A new study by British researchers finds that the health benefits
of alcohol only occur in middle aged and older people.

The health benefits of alcohol only occur in middle aged and older people, finds a study in this week`s British Medical Journal​.

The scientists found that for men aged up to 35 and women aged up to 55, even light drinkers have a higher risk of death than those who do not drink at all. Most previous studies have not studied the age factor when looking at the benefits of alcohol consumption.

Researchers analysed the drinking habits of men and women in England and Wales for age bands 16-24, 25-34, 35-44, and so on up to over 85. Using national death statistics and international epidemiological studies, they then estimated the relation between alcohol consumption and risk of death, and how this varies with age and sex.

The team found a direct dose-response relation between alcohol consumption and risk of death in women aged 16-54 and in men aged 16-34. However, the level at which the risk of death was lowest increased with age, reaching 3 units a week in women aged over 65 and 8 units a week in men aged over 65.

The level of alcohol consumption that carries a 5 per cent increase in risk of death increases with age from 8 to 20 units a week in women and from 5 to 34 units a week in men, they added.
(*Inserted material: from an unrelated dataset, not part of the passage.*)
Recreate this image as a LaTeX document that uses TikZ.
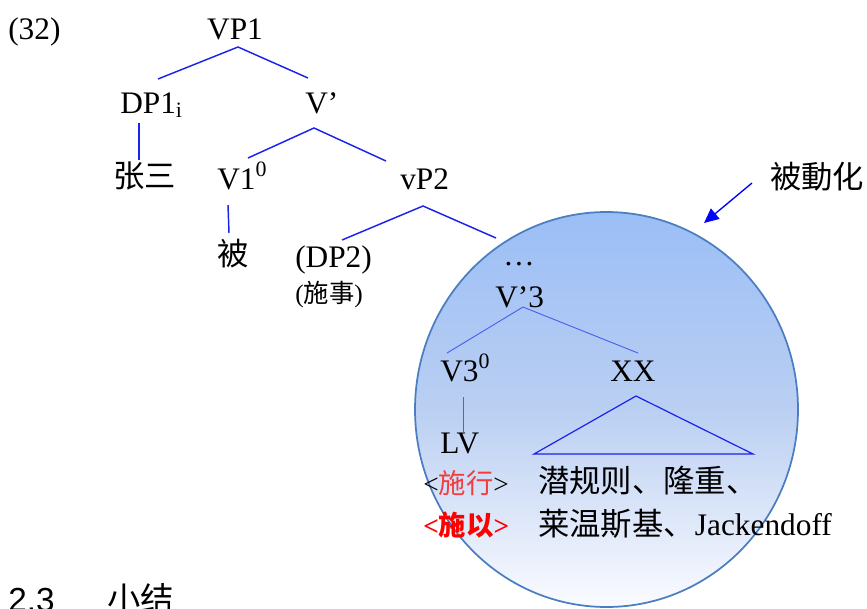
\documentclass[tikz,border=0pt]{standalone}
\usepackage{fontspec}
\setmainfont{Liberation Serif}
\newfontfamily\cjk{Noto Sans CJK SC}
\newfontfamily\hsans{Liberation Sans}
\usetikzlibrary{arrows.meta}
\definecolor{treeblue}{RGB}{25,35,235}
\definecolor{thinblue}{RGB}{75,95,240}
\definecolor{ringblue}{RGB}{74,126,192}
\definecolor{fillTop}{RGB}{155,190,246}
\definecolor{fillMid}{RGB}{186,207,242}
\definecolor{fillBot}{RGB}{250,251,255}
\definecolor{lred}{RGB}{245,60,60}
\definecolor{sred}{RGB}{255,0,0}
\begin{document}
\begin{tikzpicture}[x=0.75pt,y=-0.75pt,
  lab/.style={inner sep=0pt, anchor=base west, font=\fontsize{23.5}{27}\selectfont},
  small/.style={inner sep=0pt, anchor=base west, font=\fontsize{19}{23}\selectfont},
  mid/.style={inner sep=0pt, anchor=base west, font=\fontsize{20.5}{25}\selectfont},
  head/.style={inner sep=0pt, anchor=base west, font=\fontsize{25}{30}\selectfont},
  branch/.style={draw=treeblue, line width=1.1pt},
  thinbranch/.style={draw=thinblue, line width=0.7pt},
  tri/.style={draw=treeblue, line width=0.9pt}]
\clip (0,0) rectangle (867,608);

% passivisation domain
\path[top color=fillTop, bottom color=fillBot, middle color=fillMid, draw=ringblue, line width=1.3pt]
  (606.5,409.5) ellipse [x radius=191.5, y radius=197.5];

% labels
\node[lab] (ex) at (8,39) {(32)};
\node[lab, anchor=base] (VPa) at (235,39) {VP1};
\node[lab] (DPa) at (120,113) {DP1\textsubscript{i}};
\node[lab] (Vbar) at (305,113) {V’};
\node[lab] (zs) at (113,187) {\cjk 张三};
\node[lab] (Va) at (217,189) {V1\textsuperscript{0}};
\node[lab] (vPb) at (400,189) {vP2};
\node[lab] (bei) at (217,265) {\cjk 被};
\node[lab] (DPb) at (295,267) {(DP2)};
\node[small] (agent) at (295,302) {(\cjk 施事\normalfont)};
\node[lab, anchor=base] (dots) at (519,265) {…};
\node[lab] (Vbarc) at (495,307) {V’3};
\node[lab] (Vc) at (440,381) {V3\textsuperscript{0}};
\node[lab] (XX) at (610,381) {XX};
\node[lab] (LV) at (440,453) {LV};
\node[mid] (shixing) at (423,493) {<\textcolor{lred}{\cjk 施行}>};
\node[lab] (list1) at (538,492) {\cjk 潜规则、隆重、};
\node[mid, text=sred, font=\fontsize{20.5}{25}\selectfont\bfseries] (shiyi) at (423,535) {<\cjk\bfseries 施以\normalfont\bfseries>};
\node[lab] (list2) at (538,535) {{\cjk 莱温斯基、}Jackendoff};
\node[lab] (bdh) at (770,188) {\cjk 被動化};
\node[head] (sec) at (8,611) {\hsans 2.3};
\node[head] (sect) at (107,611) {\cjk 小结};

% branch end points
\coordinate (vpaS) at (238,47);
\coordinate (dpaN) at (158,79);
\coordinate (vbarN) at (308,78);
\coordinate (dpaS) at (139,123);
\coordinate (zsN) at (139,160);
\coordinate (vbarS) at (314,128);
\coordinate (vaN) at (248,158);
\coordinate (vpbN) at (386,161);
\coordinate (vaS) at (228,205);
\coordinate (beiN) at (229,233);
\coordinate (vpbS) at (423,206);
\coordinate (dpbN) at (342,240);
\coordinate (dotsN) at (496,238);
\coordinate (vbarcS) at (523,307);
\coordinate (vcN) at (447,353);
\coordinate (xxN) at (638,353);
\coordinate (vcS) at (463,397);
\coordinate (lvN) at (463,433);
\coordinate (xxS) at (636,396);
\coordinate (triL) at (534,454);
\coordinate (triR) at (753,454);
\coordinate (arrS) at (752,183);
\coordinate (arrE) at (704,223);

% branches
\draw[branch] (dpaN) -- (vpaS) -- (vbarN);
\draw[branch] (dpaS) -- (zsN);
\draw[branch] (vaN) -- (vbarS) -- (vpbN);
\draw[branch] (vaS) -- (beiN);
\draw[branch] (dpbN) -- (vpbS) -- (dotsN);
\draw[thinbranch] (vcN) -- (vbarcS) -- (xxN);
\draw[thinbranch] (vcS) -- (lvN);
\draw[tri] (xxS) -- (triL) -- (triR) -- cycle;
\draw[draw=blue, line width=1pt, -{Triangle[length=11pt,width=10pt]}] (arrS) -- (arrE);
\end{tikzpicture}
\end{document}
To incur an increased risk of no more than 5 per cent, the researchers suggested that women would be advised to limit their drinking to 1 unit a day up to age 44, 2 units a day up to age 74, and 3 units a day over age 75.

Men would be advised to limit their drinking to 1 unit a day up to age 34, 2 units a day up to age 44, 3 units a day up to age 54, 4 units a day up to age 84, and 5 units a day over age 85.

They added that as most deaths attributable to alcohol at younger ages are due to injuries, a greater focus could be placed on avoiding risky patterns of drinking rather than on reducing average alcohol consumption.

Whether the study leads younger people to rethink their drinking habits or not, remains to be seen.